(157g) Nano-Scale Atomic Layer Deposited Films for Water Splitting Cycles

Aston, V. J. - Presenter, University of Colorado, Boulder
Perkins, C. - Presenter, Sundrop Fuels
Weimer, A. W. - Presenter, University of Colorado at Boulder

Iron oxide (Fe3O4) can be reduced to iron metal using synthesis gas (CO, H2, CO2) at moderate temperatures (700 ? 1200°C). Iron metal is then used to split water at lower temperatures (300 ? 600°C), producing a stream of pure, uncontaminated hydrogen and regenerating the Fe3O4 for syngas reduction again.
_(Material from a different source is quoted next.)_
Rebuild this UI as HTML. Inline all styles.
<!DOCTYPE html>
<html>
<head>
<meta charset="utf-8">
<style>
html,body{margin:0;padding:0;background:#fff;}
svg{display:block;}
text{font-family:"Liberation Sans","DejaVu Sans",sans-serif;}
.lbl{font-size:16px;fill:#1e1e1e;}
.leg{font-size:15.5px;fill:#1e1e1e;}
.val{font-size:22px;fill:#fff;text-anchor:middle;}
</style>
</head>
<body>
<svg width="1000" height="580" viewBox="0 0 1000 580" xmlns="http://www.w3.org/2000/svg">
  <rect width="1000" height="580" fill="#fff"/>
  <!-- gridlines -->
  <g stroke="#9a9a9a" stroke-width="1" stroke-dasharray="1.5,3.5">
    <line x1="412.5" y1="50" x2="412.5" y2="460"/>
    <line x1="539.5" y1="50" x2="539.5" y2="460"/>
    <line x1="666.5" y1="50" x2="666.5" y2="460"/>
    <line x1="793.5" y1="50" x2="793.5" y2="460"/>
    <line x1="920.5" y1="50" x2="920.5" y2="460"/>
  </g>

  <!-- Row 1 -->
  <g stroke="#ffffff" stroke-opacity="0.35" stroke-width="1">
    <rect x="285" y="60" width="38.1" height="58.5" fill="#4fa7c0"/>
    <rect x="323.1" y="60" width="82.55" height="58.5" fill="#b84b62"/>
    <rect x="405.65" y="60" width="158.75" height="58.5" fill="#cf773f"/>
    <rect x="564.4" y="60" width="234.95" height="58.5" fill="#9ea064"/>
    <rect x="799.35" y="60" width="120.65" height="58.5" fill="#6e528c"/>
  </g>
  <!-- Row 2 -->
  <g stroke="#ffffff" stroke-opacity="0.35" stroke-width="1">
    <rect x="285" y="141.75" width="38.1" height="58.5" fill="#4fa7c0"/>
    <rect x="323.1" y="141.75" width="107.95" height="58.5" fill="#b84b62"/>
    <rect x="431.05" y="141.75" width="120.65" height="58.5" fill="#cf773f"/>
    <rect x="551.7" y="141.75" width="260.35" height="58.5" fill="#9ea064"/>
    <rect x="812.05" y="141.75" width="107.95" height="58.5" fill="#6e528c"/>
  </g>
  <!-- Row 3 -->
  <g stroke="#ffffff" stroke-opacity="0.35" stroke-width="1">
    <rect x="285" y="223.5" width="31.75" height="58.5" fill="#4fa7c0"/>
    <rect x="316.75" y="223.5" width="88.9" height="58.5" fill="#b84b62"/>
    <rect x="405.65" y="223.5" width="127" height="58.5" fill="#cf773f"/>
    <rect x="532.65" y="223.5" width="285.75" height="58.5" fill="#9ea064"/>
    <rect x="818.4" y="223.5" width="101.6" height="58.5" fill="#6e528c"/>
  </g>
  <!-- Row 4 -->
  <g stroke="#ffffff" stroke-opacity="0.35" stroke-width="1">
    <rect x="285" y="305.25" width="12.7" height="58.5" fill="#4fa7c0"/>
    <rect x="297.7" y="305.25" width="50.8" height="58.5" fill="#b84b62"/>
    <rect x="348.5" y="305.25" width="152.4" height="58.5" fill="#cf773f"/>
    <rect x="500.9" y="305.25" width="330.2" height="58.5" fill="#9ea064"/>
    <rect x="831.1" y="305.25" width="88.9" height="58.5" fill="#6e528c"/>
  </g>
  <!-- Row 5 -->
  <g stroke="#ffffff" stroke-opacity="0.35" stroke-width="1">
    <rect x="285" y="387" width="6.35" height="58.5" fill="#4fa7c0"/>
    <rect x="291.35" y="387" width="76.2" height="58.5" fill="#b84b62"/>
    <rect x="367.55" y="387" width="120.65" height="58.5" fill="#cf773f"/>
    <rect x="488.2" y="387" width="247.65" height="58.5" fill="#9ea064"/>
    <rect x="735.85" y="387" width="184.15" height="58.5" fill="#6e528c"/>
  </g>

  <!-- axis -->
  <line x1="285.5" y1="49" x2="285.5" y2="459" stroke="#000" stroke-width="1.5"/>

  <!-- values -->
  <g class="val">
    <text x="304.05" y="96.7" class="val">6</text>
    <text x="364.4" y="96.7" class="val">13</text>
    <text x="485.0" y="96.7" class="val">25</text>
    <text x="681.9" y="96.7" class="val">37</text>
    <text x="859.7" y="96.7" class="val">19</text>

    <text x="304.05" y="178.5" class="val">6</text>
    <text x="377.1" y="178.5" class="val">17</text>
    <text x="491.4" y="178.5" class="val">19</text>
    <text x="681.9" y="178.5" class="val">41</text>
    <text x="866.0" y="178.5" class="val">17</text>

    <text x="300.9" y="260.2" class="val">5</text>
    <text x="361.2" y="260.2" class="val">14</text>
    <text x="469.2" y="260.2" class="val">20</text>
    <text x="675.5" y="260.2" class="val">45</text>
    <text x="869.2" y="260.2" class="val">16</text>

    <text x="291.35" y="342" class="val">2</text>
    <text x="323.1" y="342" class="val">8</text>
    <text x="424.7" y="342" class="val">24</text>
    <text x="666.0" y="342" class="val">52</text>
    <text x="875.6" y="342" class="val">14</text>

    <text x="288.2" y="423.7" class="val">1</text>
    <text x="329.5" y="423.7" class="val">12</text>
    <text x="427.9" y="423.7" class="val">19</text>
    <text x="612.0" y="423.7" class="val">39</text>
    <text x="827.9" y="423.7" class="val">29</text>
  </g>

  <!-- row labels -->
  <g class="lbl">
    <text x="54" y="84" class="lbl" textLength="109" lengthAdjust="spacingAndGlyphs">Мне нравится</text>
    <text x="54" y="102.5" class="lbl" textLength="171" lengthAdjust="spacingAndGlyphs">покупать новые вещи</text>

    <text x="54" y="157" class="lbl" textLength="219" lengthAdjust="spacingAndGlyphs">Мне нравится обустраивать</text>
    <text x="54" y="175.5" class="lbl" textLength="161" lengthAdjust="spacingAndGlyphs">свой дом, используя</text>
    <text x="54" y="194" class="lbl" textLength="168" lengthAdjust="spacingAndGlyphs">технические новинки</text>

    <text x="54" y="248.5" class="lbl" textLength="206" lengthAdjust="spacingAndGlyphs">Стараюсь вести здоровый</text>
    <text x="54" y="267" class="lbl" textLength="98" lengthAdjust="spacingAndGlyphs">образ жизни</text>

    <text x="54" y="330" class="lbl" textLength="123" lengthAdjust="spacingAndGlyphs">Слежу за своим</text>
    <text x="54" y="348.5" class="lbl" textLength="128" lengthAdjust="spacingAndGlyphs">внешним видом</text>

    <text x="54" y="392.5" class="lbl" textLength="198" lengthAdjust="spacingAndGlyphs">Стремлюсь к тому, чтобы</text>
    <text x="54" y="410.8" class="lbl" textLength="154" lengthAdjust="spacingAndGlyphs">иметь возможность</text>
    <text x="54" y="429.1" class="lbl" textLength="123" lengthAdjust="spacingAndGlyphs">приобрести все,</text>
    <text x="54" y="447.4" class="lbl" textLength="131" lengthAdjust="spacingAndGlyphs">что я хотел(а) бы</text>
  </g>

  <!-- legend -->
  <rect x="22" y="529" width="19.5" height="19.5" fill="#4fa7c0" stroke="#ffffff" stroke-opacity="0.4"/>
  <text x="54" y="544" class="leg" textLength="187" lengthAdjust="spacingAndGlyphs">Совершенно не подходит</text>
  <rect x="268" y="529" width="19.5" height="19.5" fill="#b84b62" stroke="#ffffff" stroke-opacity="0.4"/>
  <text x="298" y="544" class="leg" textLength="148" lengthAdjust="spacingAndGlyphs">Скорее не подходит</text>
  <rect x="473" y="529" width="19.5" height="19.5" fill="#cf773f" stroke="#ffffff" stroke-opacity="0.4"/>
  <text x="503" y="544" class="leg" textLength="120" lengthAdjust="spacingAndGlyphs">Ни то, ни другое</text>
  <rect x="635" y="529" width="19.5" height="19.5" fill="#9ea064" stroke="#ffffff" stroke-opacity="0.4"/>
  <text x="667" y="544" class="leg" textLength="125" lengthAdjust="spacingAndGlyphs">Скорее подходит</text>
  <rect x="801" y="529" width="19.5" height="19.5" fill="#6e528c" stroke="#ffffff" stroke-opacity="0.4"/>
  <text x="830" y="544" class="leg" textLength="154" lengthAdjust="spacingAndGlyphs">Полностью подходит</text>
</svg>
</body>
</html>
However, both the reduction and oxidation reactions are controlled by diffusion through the reacted layer, making the reaction slow when bulk iron is used. The higher temperature reduction step also results in sintering of the powder, decreasing the surface area for diffusion and greatly slowing the reaction rate. This limits the number of reduction and oxidation cycles that bulk iron can undergo. By coating high surface area substrates with nano-thin films of iron using Atomic Layer Deposition (ALD), the reaction can be completed more quickly than with bulk iron powder for the same mass of iron. The thin films and high surface area substrates also mitigate the effects of sintering. In this study, the kinetics of the syngas reduction and water oxidation of these iron thin films on different substrate materials (SiO2, Al2O3, and ZrO2) have been studied and compared with the kinetics of the reactions when using bulk iron powder.